Begin Material for the task

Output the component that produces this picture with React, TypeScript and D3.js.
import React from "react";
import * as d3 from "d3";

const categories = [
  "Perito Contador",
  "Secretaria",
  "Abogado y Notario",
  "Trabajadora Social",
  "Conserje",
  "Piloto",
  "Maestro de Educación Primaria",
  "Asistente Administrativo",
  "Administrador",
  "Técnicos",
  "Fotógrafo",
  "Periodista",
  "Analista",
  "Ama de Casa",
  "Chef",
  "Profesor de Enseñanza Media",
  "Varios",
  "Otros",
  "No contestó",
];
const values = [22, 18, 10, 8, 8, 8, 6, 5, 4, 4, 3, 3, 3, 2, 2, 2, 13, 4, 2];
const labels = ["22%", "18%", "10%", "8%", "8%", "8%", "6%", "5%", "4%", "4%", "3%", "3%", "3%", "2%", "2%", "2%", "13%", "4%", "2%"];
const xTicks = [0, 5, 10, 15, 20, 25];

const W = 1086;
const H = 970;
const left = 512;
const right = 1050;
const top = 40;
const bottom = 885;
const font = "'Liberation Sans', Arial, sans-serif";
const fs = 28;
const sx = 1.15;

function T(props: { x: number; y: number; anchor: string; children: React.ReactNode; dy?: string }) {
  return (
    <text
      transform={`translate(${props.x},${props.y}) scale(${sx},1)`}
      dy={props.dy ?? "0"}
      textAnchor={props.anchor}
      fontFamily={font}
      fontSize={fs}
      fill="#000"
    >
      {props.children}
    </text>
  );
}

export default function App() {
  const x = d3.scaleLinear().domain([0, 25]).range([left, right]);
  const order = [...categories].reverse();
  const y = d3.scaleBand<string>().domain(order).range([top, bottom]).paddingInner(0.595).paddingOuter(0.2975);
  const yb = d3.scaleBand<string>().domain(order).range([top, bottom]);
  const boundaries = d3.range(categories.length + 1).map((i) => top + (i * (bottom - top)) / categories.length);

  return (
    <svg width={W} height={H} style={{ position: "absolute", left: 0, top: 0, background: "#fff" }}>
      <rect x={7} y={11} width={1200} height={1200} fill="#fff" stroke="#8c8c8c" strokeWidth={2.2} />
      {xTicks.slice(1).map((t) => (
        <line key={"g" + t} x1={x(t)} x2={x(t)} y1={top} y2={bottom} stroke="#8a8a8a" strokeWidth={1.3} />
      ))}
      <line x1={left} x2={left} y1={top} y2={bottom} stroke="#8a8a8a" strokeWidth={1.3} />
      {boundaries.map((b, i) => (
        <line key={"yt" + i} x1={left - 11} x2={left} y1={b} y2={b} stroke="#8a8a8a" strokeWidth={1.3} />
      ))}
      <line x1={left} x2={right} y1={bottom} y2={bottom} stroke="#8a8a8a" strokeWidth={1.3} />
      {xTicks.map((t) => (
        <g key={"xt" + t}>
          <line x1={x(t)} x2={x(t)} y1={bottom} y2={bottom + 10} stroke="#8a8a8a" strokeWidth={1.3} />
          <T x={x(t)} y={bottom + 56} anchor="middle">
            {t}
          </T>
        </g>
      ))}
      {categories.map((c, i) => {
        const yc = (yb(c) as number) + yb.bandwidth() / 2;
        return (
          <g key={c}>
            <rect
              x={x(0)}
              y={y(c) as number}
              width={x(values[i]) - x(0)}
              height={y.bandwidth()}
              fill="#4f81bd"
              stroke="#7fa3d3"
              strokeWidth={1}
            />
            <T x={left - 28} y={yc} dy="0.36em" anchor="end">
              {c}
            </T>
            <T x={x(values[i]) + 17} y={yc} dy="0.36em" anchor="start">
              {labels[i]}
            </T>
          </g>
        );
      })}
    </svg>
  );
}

End Material for the task
Begin Material for the task

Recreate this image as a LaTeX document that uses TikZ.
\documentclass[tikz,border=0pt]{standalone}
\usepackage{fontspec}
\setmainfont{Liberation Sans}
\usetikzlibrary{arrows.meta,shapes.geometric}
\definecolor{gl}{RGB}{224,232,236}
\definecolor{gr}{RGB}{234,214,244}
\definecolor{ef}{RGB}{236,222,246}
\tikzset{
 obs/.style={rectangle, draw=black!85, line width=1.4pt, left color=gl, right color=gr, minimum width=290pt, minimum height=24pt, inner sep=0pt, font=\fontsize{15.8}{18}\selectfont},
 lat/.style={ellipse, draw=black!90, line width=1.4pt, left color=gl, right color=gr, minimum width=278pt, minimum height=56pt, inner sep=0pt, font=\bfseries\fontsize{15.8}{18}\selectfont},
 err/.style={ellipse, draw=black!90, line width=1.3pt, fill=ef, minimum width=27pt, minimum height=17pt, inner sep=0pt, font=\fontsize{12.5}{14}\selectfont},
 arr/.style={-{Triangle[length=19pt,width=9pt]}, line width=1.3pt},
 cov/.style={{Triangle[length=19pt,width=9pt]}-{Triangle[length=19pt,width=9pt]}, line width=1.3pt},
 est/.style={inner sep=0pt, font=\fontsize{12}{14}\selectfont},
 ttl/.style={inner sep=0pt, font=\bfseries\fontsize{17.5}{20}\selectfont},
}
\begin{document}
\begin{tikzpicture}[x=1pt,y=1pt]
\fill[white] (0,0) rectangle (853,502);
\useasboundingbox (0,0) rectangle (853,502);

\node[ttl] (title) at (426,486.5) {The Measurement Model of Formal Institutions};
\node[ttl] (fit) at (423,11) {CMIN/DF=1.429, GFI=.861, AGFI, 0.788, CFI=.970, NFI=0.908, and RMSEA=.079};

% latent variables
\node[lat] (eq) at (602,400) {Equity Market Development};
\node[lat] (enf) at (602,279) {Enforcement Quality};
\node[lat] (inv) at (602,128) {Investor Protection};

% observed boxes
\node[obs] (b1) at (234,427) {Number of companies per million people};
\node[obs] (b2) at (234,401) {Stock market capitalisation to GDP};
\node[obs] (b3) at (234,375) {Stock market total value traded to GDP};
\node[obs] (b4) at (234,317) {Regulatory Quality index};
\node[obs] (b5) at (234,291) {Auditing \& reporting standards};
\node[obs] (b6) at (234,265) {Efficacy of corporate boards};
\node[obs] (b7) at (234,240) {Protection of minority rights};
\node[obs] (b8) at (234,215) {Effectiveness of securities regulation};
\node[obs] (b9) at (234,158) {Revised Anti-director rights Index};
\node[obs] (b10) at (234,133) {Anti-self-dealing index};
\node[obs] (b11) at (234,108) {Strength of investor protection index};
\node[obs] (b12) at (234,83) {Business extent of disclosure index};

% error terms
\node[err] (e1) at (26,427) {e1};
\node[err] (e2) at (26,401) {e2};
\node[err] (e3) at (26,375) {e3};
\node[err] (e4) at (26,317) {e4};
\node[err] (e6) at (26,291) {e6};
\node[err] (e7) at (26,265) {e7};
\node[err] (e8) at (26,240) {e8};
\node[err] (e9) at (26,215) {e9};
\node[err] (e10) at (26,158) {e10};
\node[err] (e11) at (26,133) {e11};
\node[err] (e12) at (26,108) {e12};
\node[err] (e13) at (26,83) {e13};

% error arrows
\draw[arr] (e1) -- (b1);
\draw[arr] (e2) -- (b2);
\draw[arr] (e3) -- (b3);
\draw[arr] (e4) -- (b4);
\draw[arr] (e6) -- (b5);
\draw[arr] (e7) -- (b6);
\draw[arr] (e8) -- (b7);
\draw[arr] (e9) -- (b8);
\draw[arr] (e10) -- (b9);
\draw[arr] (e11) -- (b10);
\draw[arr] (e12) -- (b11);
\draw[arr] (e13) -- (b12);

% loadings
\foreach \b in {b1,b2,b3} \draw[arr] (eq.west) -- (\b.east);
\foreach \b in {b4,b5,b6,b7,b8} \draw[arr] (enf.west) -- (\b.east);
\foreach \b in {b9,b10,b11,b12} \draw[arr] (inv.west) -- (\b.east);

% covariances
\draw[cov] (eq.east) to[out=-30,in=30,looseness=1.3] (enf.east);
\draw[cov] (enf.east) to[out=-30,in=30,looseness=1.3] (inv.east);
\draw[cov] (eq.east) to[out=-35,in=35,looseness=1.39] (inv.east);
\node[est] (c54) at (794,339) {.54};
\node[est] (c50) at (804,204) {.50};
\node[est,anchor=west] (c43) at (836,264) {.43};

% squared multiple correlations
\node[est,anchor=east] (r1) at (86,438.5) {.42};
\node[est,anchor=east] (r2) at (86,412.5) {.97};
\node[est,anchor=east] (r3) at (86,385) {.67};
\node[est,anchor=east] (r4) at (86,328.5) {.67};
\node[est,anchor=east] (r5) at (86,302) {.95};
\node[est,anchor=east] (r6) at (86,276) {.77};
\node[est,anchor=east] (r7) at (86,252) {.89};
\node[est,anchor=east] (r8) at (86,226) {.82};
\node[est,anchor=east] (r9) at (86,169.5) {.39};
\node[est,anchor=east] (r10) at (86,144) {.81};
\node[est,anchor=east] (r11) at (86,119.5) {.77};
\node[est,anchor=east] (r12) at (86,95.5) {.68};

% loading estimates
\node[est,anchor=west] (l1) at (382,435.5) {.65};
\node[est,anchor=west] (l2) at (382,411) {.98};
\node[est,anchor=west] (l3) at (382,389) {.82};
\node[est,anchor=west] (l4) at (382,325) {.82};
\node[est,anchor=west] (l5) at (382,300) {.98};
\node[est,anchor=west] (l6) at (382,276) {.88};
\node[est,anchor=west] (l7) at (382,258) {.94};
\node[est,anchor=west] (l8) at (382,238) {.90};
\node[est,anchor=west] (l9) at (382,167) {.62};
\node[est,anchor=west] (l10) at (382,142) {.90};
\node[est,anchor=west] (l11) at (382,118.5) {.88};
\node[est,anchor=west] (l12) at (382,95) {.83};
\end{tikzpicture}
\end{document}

End Material for the task

Aim of the task
Quote word for word every line from the one that has "Output the component" through the one that has "import * as".

Task response
Output the component that produces this picture with React, TypeScript and D3.js.
import React from "react";
import * as d3 from "d3";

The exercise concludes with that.